The NDSA Infrastructure Survey, conducted between August 2011 and November 2011, received responses from 58 members of the 74 NDSA member organizations who are preserving digital content. This represents a 78% response rate. The goal of this survey was to get a snapshot of current storage practices within the organizations of the National Digital Stewardship Alliance. The original survey was sent out to the then 98 members of the NDSA (current membership is 116 institutions). We confirmed that 24 members do not have content they are actively involved in preserving. These organizations include consortia groups, professional organizations, university departments, funders and vendors. There were 16 organizations that neither responded to the survey nor indicated that they were not preserving digital collections. The 16 non-respondents are distributed across the different kinds of organizations in the NDSA, including state archives, service providers, federal agencies, universities and media producers.

 

3 Comments

  1. Ed Summers
    August 3, 2012 at 12:59 pm

    Thanks for these blog posts about the survey. Are you planning on releasing the survey data in some form?

    One thing that struck me about the survey results is the apparent lack of requirements for the cost of storage, at least in the types requirements that responders identified.

    There also seemed to be a bit of a disconnect between the anticipated needs for storage, current storage capacity, and the needs for digital preservation. Maybe I did the math wrong, but it looks like 83% of institutions feel they have adequate resources for their storage needs, and 65% of institutions have less than 110 TB of storage currently. Yet according to the Blue Ribbon Taskforce Report on Sustainable Digital Preservation and Access there are an estimated 2,500,000 petabytes of data in the world that need preservation.

    I realize that NDSA institutions aren’t responsible for archiving all the world’s data. But adding up the numbers from the Storage Usage table above it appears that NDSA institutions collectively only have capacity to store .0008% of the extant data in need of preservation, and only account for .02% of the existing storage that is available.

    Maybe I’m just looking at the glass half full, but it seems that NDSA institutions might be overly optimistic about their abilities to preserve the ever increasing amount of digital content being generated, aren’t planning on doing much archiving, or are perhaps naive about the magnitude of the digital deluge they are facing.

    In my opinion the concern that David Rosenthal voiced at the recent Digital Preservation 2012 meeting is right: we really need to have more financial support (grants, etc) for exploring cost-effective storage solutions so that we can meet this challenge with eyes wide open.

  2. Trevor
    August 3, 2012 at 2:35 pm

    I think a key point here is that the organizations feel optimistic about doing what they need to do to meet their organizations current and future storage needs. To your question, “There also seemed to be a bit of a disconnect between the anticipated needs for storage, current storage capacity, and the needs for digital preservation.” I don’t think there is a disconnect here as much as there are very different things.
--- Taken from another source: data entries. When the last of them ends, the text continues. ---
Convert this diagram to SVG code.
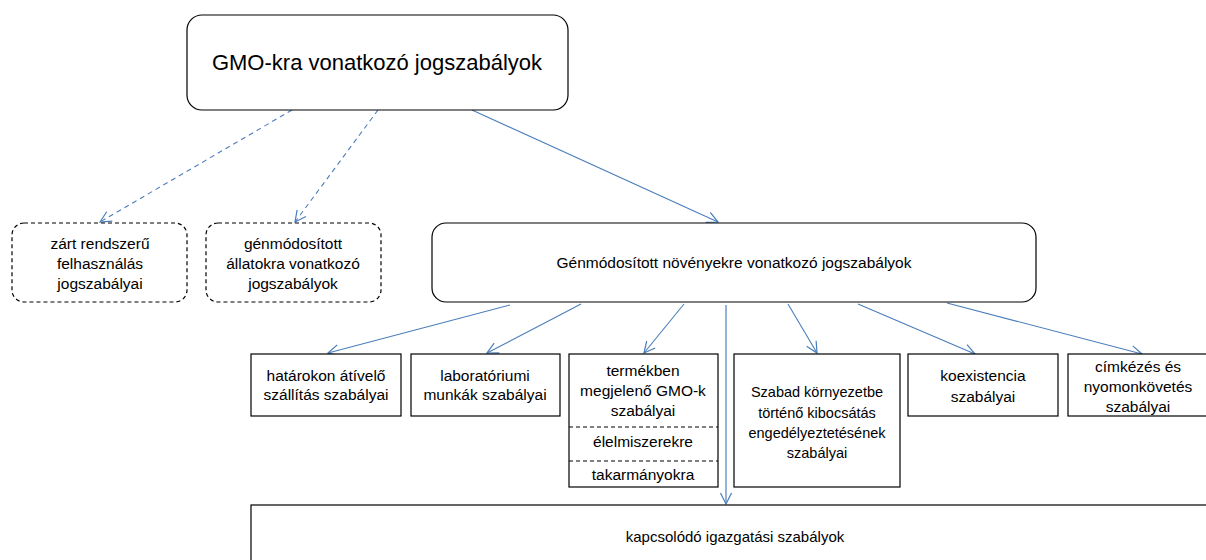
<svg xmlns="http://www.w3.org/2000/svg" width="1206" height="560" viewBox="0 0 1206 560">
<style>
text{font-family:"Liberation Sans",Arial,sans-serif;fill:#000;text-anchor:middle}
.t{font-size:15.5px}
.s{font-size:14.5px}
.box{fill:#fff;stroke:#000;stroke-width:1.2}
.dbox{fill:#fff;stroke:#000;stroke-width:1.2;stroke-dasharray:4 3}
.div{stroke:#000;stroke-width:1.2;stroke-dasharray:4 3}
.c{fill:none;stroke:#4a7ebb;stroke-width:1.1;marker-end:url(#ah)}
.cd{fill:none;stroke:#4a7ebb;stroke-width:1.1;stroke-dasharray:5 4;marker-end:url(#ah)}
.cv{fill:none;stroke:#95b3d7;stroke-width:2;marker-end:url(#ah)}
</style>
<defs>
<marker id="ah" markerUnits="userSpaceOnUse" markerWidth="14" markerHeight="14" viewBox="0 0 14 14" refX="12" refY="7" orient="auto">
<path d="M1,1.5 L12,7 L1,12.5" fill="none" stroke="#4a7ebb" stroke-width="1.2"/>
</marker>
</defs>
<rect width="1206" height="560" fill="#fff"/>
<g id="connectors">
<line class="cd" x1="292" y1="110" x2="100" y2="222"/>
<line class="cd" x1="378" y1="110" x2="295" y2="222"/>
<line class="c" x1="472" y1="110" x2="718" y2="222"/>
<line class="c" x1="510" y1="305" x2="328" y2="353"/>
<line class="c" x1="581" y1="304" x2="487" y2="353"/>
<line class="c" x1="684" y1="304" x2="644" y2="353"/>
<line class="c" x1="788" y1="304" x2="817" y2="353"/>
<line class="c" x1="858" y1="304" x2="975" y2="354"/>
<line class="c" x1="947" y1="303" x2="1142" y2="354"/>
<line class="cv" x1="726" y1="305" x2="726" y2="504"/>
</g>
<g id="gmo">
<rect class="box" x="187" y="15" width="381" height="95" rx="15"/>
<text x="377" y="70" style="font-size:22px">GMO-kra vonatkozó jogszabályok</text>
</g>
<g id="zart">
<rect class="dbox" x="12" y="223" width="175" height="79" rx="12"/>
<text class="t" x="100" y="249">zárt rendszerű</text>
<text class="t" x="100" y="269">felhasználás</text>
<text class="t" x="100" y="289">jogszabályai</text>
</g>
<g id="allat">
<rect class="dbox" x="206" y="223" width="175" height="79" rx="12"/>
<text class="t" x="293" y="249">génmódosított</text>
<text class="t" x="293" y="269">állatokra vonatkozó</text>
<text class="t" x="293" y="289">jogszabályok</text>
</g>
<g id="noveny">
<rect class="box" x="432" y="223" width="604" height="79" rx="14"/>
<text x="734" y="268" style="font-size:15.5px">Génmódosított növényekre vonatkozó jogszabályok</text>
</g>
<g id="hatarokon">
<rect class="box" x="251" y="354" width="150" height="62"/>
<text class="t" x="326" y="381">határokon átívelő</text>
<text class="t" x="326" y="400">szállítás szabályai</text>
</g>
<g id="labor">
<rect class="box" x="411" y="354" width="149" height="62"/>
<text class="t" x="485" y="381">laboratóriumi</text>
<text class="t" x="485" y="400">munkák szabályai</text>
</g>
<g id="termek">
<rect class="box" x="569" y="354" width="149" height="133"/>
<line class="div" x1="569" y1="427" x2="718" y2="427"/>
<line class="div" x1="569" y1="461" x2="718" y2="461"/>
<text class="t" x="643" y="376">termékben</text>
<text class="t" x="643" y="396">megjelenő GMO-k</text>
<text class="t" x="643" y="416">szabályai</text>
<text class="t" x="643" y="447">élelmiszerekre</text>
<text class="t" x="643" y="480">takarmányokra</text>
</g>
<g id="szabad">
<rect class="box" x="734" y="354" width="166" height="133"/>
<text class="s" x="817" y="397">Szabad környezetbe</text>
<text class="s" x="817" y="418">történő kibocsátás</text>
<text class="s" x="817" y="438">engedélyeztetésének</text>
<text class="s" x="817" y="458">szabályai</text>
</g>
<g id="koex">
<rect class="box" x="908" y="354" width="150" height="62"/>
<text class="t" x="983" y="381">koexistencia</text>
<text class="t" x="983" y="402">szabályai</text>
</g>
<g id="cimke">
<rect class="box" x="1068" y="354" width="150" height="62"/>
<text class="t" x="1138" y="372">címkézés és</text>
<text class="t" x="1138" y="392">nyomonkövetés</text>
<text class="t" x="1138" y="412">szabályai</text>
</g>
<g id="kapcs">
<rect class="box" x="251" y="505" width="970" height="70"/>
<text x="735" y="542" style="font-size:15px">kapcsolódó igazgatási szabályok</text>
</g>
</svg>
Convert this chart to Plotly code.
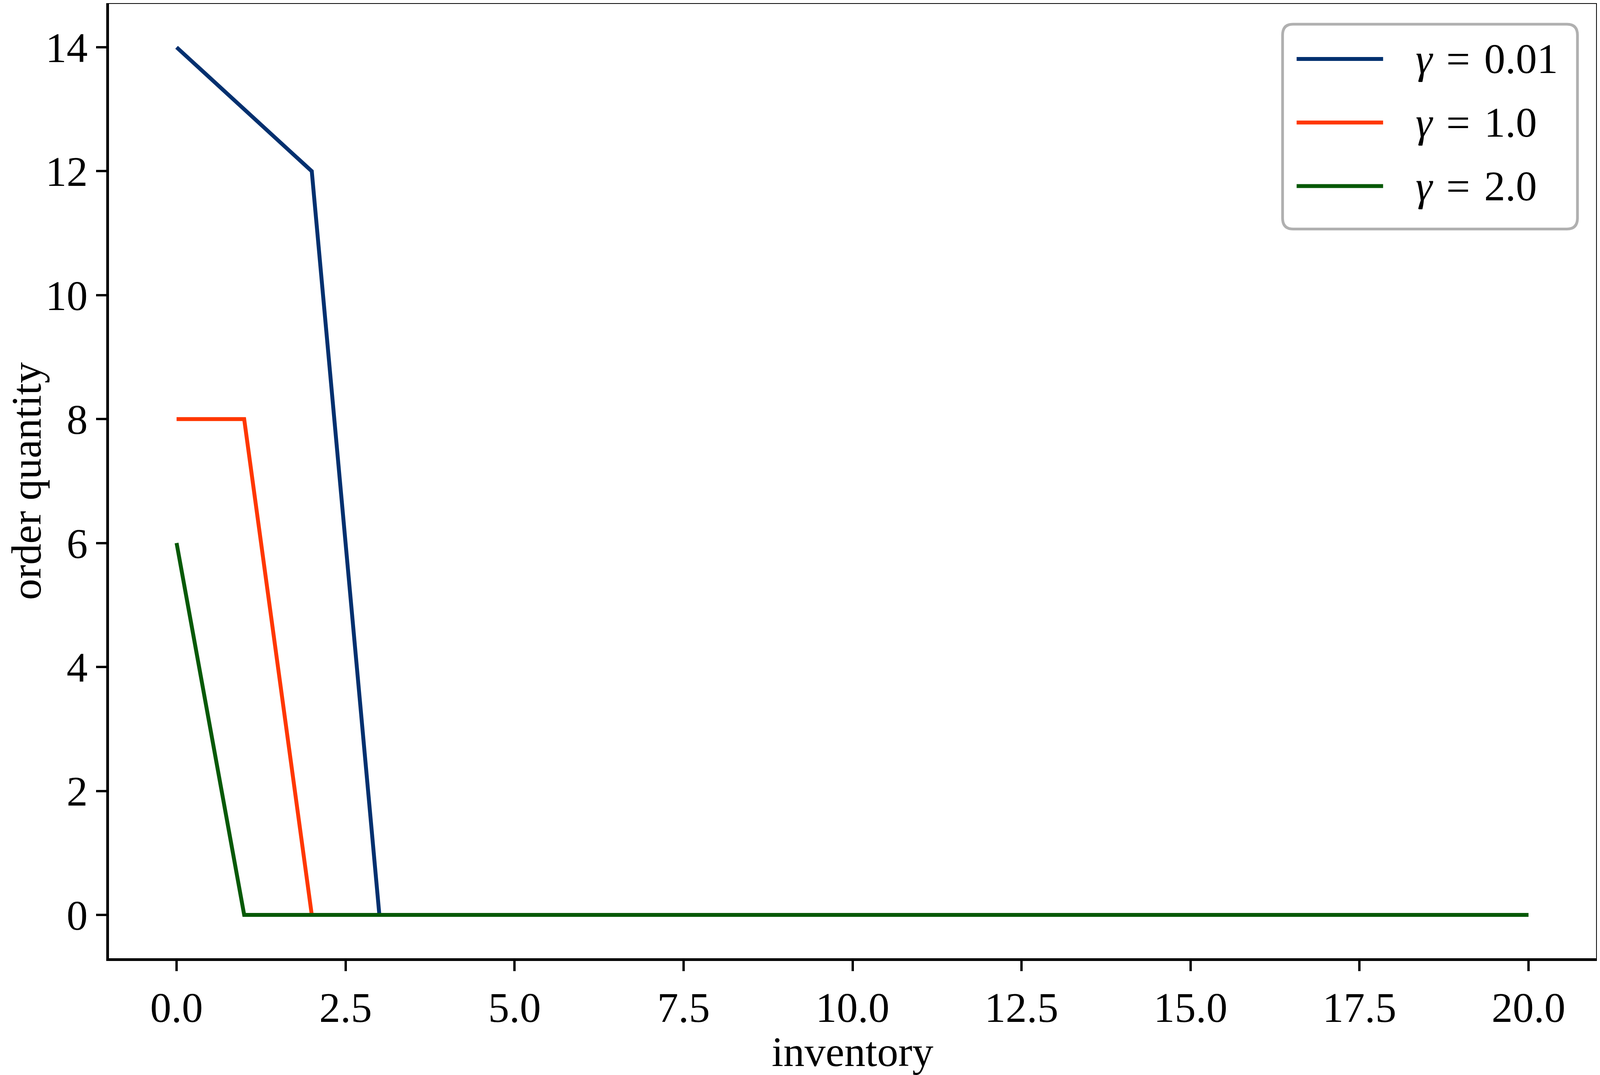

    Part of this is that organizations set the marks for what they can do with the resources they have not what they would like to have. As I see it, only taking on what you have the ability to handle is a critical component of good stewardship.

    I’m with you about the important message David had at the meeting. There are good reasons to be concerned about the deluge of data and the need for systems that can work with that kind of data. At the same time, I think the need to focus on making the best use of resources at hand by being selective in deciding on what to collect and making sure that you only take in what you can manage is also critical.

  3. Glen McAninch
    September 10, 2012 at 8:45 am

    I believe that a question about use of commercial cloud storage services would also be in order along with the cost factors mentioned above.